I am using a Tregex pattern to get noun phrases from a line.
I am using 1 MB file to parse,so it is taking, more than two hours for parsing as well as for extracting the noun phrases.
Here is my full code that i am using.
Tree x = parser.apply(line);
System.out.println("tree s=="+x);
TregexPattern NPpattern = TregexPattern.compile("@NP <@/NN.?/");
TregexMatcher matcher = NPpattern.matcher(x);
while (matcher.findNextMatchingNode()) {
Tree match = matcher.getMatch();
List<TaggedWord> tWord = match.taggedYield();
Iterator<TaggedWord> it = tWord.iterator();
String str="";
while(it.hasNext()){
TaggedWord word = it.next();
String taggedWord = word.tag();
if(taggedWord.equals("NN")||taggedWord.equals("NNS")||taggedWord.equals("NNP")){
str = str+word.value()+" ";
}
}
}
So please help me how to increase the performance or is there another way to optimize this code.
Thanks in advance Gouse.
Upvotes: 0
Views: 639
Reputation: 9450
Full constituency parsing of text is just kind of slow.... If you stick with it, there may not be much that you can do.

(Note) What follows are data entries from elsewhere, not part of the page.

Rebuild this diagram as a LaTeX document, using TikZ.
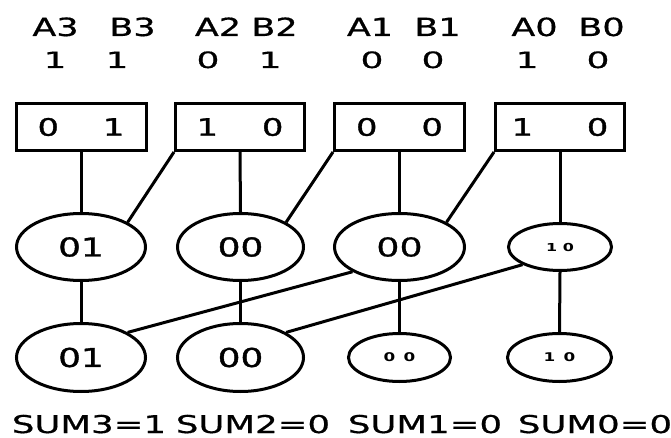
\documentclass[tikz,border=0pt]{standalone}
\usepackage{fontspec}
\usepackage{graphicx}
\setmainfont{DejaVu Sans}
\newfontfamily\semib[FakeBold=1.2]{DejaVu Sans}
\newfontfamily\lightb[FakeBold=0.6]{DejaVu Sans}
\usetikzlibrary{shapes.geometric}
\newcommand{\wx}[2]{\scalebox{#1}[1]{#2}}
\begin{document}
\begin{tikzpicture}[x=1pt,y=-1pt,line width=3pt,
  bitbox/.style={draw,rectangle,minimum width=130pt,minimum height=47pt,inner sep=0pt,
    font=\semib\fontsize{24}{24}\selectfont},
  bigell/.style={draw,ellipse,minimum width=129pt,minimum height=67pt,inner sep=0pt},
  smallell/.style={draw,ellipse,minimum width=103pt,minimum height=47pt,inner sep=0pt},
  bigtxt/.style={font=\semib\fontsize{26}{26}\selectfont},
  midtxt/.style={font=\lightb\fontsize{26}{26}\selectfont},
  tinytxt/.style={font=\bfseries\fontsize{11}{11}\selectfont},
  smalltxt/.style={font=\bfseries\fontsize{12}{12}\selectfont},
  hdr/.style={anchor=base,inner sep=0pt,font=\lightb\fontsize{25}{25}\selectfont},
  hdrdig/.style={anchor=base,inner sep=0pt,font=\lightb\fontsize{22.5}{22.5}\selectfont},
  sumlbl/.style={anchor=base,inner sep=0pt,font=\lightb\fontsize{24.5}{24.5}\selectfont}]
\useasboundingbox (0,0) rectangle (671,438);
% header
\node[hdr] (ha3) at (55.5,36) {\wx{1.4}{A3}};
\node[hdr] (hb3) at (132.5,36) {\wx{1.4}{B3}};
\node[hdr] (ha2) at (218,36) {\wx{1.4}{A2}};
\node[hdr] (hb2) at (274.5,36) {\wx{1.4}{B2}};
\node[hdr] (ha1) at (370,36) {\wx{1.4}{A1}};
\node[hdr] (hb1) at (437.5,36) {\wx{1.4}{B1}};
\node[hdr] (ha0) at (534.5,36) {\wx{1.4}{A0}};
\node[hdr] (hb0) at (601.5,36) {\wx{1.4}{B0}};
\node[hdrdig] (va3) at (55,68) {\wx{1.6}{1}};
\node[hdrdig] (vb3) at (117,68) {\wx{1.6}{1}};
\node[hdrdig] (va2) at (208,68) {\wx{1.6}{0}};
\node[hdrdig] (vb2) at (270,68) {\wx{1.6}{1}};
\node[hdrdig] (va1) at (372,68) {\wx{1.6}{0}};
\node[hdrdig] (vb1) at (433,68) {\wx{1.6}{0}};
\node[hdrdig] (va0) at (527,68) {\wx{1.6}{1}};
\node[hdrdig] (vb0) at (598,68) {\wx{1.6}{0}};
% boxes
\node[bitbox] (box3) at (81,127) {\wx{1.4}{\makebox[62pt]{0\hfill1}}};
\node[bitbox,minimum width=129pt] (box2) at (240,127) {\wx{1.4}{\makebox[62pt]{1\hfill0}}};
\node[bitbox] (box1) at (399.5,127) {\wx{1.4}{\makebox[62pt]{0\hfill0}}};
\node[bitbox,minimum width=129pt] (box0) at (560,127) {\wx{1.4}{\makebox[69pt]{1\hfill0}}};
% top ellipses
\node[bigell,bigtxt] (t3) at (81,247) {\wx{1.38}{01}};
\node[bigell,bigtxt,minimum width=126pt] (t2) at (240.5,247) {\wx{1.38}{00}};
\node[bigell,midtxt,minimum width=130pt] (t1) at (399.5,247) {\wx{1.4}{00}};
\node[smallell,tinytxt] (t0) at (560,247) {\wx{1.45}{1 0}};
% bottom ellipses
\node[bigell,bigtxt,minimum height=68pt] (s3) at (81,357.5) {\wx{1.38}{01}};
\node[bigell,bigtxt,minimum width=126pt,minimum height=68pt] (s2) at (240.5,357.5) {\wx{1.38}{00}};
\node[smallell,smalltxt,minimum width=102pt,minimum height=48pt] (s1) at (399.5,357.5) {\wx{1.4}{0\enspace0}};
\node[smallell,smalltxt,minimum width=104pt,minimum height=48pt] (s0) at (559.5,357.5) {\wx{1.4}{1\enspace0}};
% sums
\node[sumlbl] (sum3) at (89,433) {\wx{1.45}{SUM3=1}};
\node[sumlbl] (sum2) at (253,433) {\wx{1.45}{SUM2=0}};
\node[sumlbl] (sum1) at (425,433) {\wx{1.45}{SUM1=0}};
\node[sumlbl] (sum0) at (595,433) {\wx{1.45}{SUM0=0}};
% connectors
\draw (box3.south) -- (t3.north);
\draw (box2.south) -- (t2.north);
\draw (box1.south) -- (t1.north);
\draw (box0.south) -- (t0.north);
\draw (box2.south west) -- (t3.north east);
\draw (box1.south west) -- (t2.north east);
\draw (box0.south west) -- (t1.north east);
\draw (t3.south) -- (s3.north);
\draw (t2.south) -- (s2.north);
\draw (t1.south) -- (s1.north);
\draw (t0.south) -- (s0.north);
\draw (t1.south west) -- (s3.north east);
\draw (t0.south west) -- (s2.north east);
\end{tikzpicture}
\end{document}
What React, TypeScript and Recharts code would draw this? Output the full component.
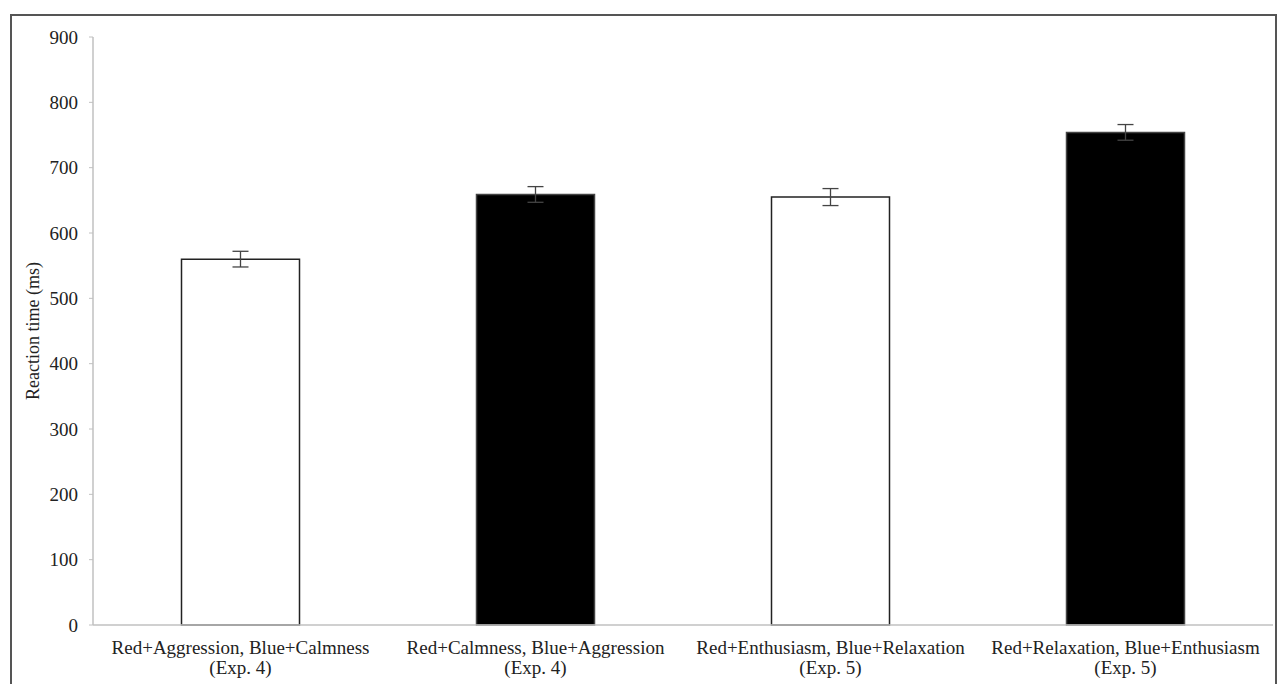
import { BarChart, Bar, XAxis, YAxis, Cell, ErrorBar } from "recharts";

const conditions = [
  "Red+Aggression, Blue+Calmness",
  "Red+Calmness, Blue+Aggression",
  "Red+Enthusiasm, Blue+Relaxation",
  "Red+Relaxation, Blue+Enthusiasm",
];
const experiments = ["(Exp. 4)", "(Exp. 4)", "(Exp. 5)", "(Exp. 5)"];
const reactionTimes = [560, 659, 655, 754];
const errors = [12, 12, 13, 12];
const barFills = ["#ffffff", "#000000", "#ffffff", "#000000"];
const yTicks = [0, 100, 200, 300, 400, 500, 600, 700, 800, 900];
const boundaryTicks = [0, 1, 2, 3, 4];

const data = conditions.map((c, i) => ({
  name: c,
  exp: experiments[i],
  rt: reactionTimes[i],
  err: errors[i],
}));

const FONT = "Liberation Serif";

function CategoryTick(props: any) {
  const { x, y, payload, index } = props;
  return (
    <text x={x} y={y} textAnchor="middle" style={{ fontFamily: FONT, fontSize: 19 }} fill="#222">
      <tspan x={x} dy={21}>{payload.value}</tspan>
      <tspan x={x} dy={20}>{experiments[index]}</tspan>
    </text>
  );
}

export default function App() {
  return (
    <div style={{ position: "absolute", left: 0, top: 0, width: 1277, height: 684, overflow: "hidden", background: "#fff", fontFamily: FONT }}>
      <div
        style={{
          position: "absolute",
          left: 10,
          top: 14,
          width: 1263,
          height: 700,
          border: "2px solid #555",
        }}
      />
      <div style={{ position: "absolute", left: 0, top: 0 }}>
        <BarChart
          width={1277}
          height={684}
          data={data}
          margin={{ top: 37, right: 4, left: 0, bottom: 0 }}
          barCategoryGap="30%"
          style={{ fontFamily: FONT }}
        >
          <XAxis
            dataKey="name"
            xAxisId="cat"
            height={59}
            axisLine={{ stroke: "#c0c0c0", strokeWidth: 1.5 }}
            tickLine={false}
            interval={0}
            tick={<CategoryTick />}
          />
          <XAxis
            xAxisId="bound"
            type="number"
            domain={[0, 4]}
            ticks={boundaryTicks}
            height={0}
            axisLine={false}
            tickLine={{ stroke: "#c0c0c0" }}
            tickSize={5}
            tickFormatter={() => ""}
          />
          <YAxis
            width={93}
            domain={[0, 900]}
            ticks={yTicks}
            interval={0}
            axisLine={{ stroke: "#c0c0c0", strokeWidth: 1.5 }}
            tickLine={{ stroke: "#c0c0c0" }}
            tickSize={4}
            tickMargin={11}
            tick={{ style: { fontFamily: FONT, fontSize: 19 }, fill: "#222" }}
            label={{
              content: (p: any) => {
                const vb = p.viewBox;
                const cy = vb.y + vb.height / 2;
                return (
                  <text
                    x={39}
                    y={cy}
                    transform={`rotate(-90, 39, ${cy})`}
                    textAnchor="middle"
                    style={{ fontFamily: FONT, fontSize: 18 }}
                    fill="#222"
                  >
                    Reaction time (ms)
                  </text>
                );
              },
            }}
          />
          <Bar dataKey="rt" xAxisId="cat" isAnimationActive={false}>
            {data.map((d, i) => (
              <Cell
                key={d.name}
                fill={barFills[i]}
                stroke={barFills[i] === "#ffffff" ? "#222" : "#444"}
                strokeWidth={1.5}
              />
            ))}
            <ErrorBar dataKey="err" width={8} stroke="#444" strokeWidth={1.3} />
          </Bar>
        </BarChart>
      </div>
    </div>
  );
}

But a couple of things to mention: (i) If you're not using the englishPCFG.ser.gz grammar, then you should, because it's faster than using englishFactored.seer.gz and (ii) Parsing very long sentences is especially slow, so if you can get by omitting or breaking very long sentences (say, over70 words), that can help a lot. In particular, if some of the text is from web scraping or whatever and has long lists of stuff that aren't really sentences, filtering or dividing them may help a lot.
The other direction you could go is that you appear to not really need a full parser but just an NP chunker (something that identifies minimal noun phrases in a text). These can be much faster as they don't build recursive structure. There isn't one at present among the Stanford NLP tools, but you can find some by searching for this term on the web.
Upvotes: 1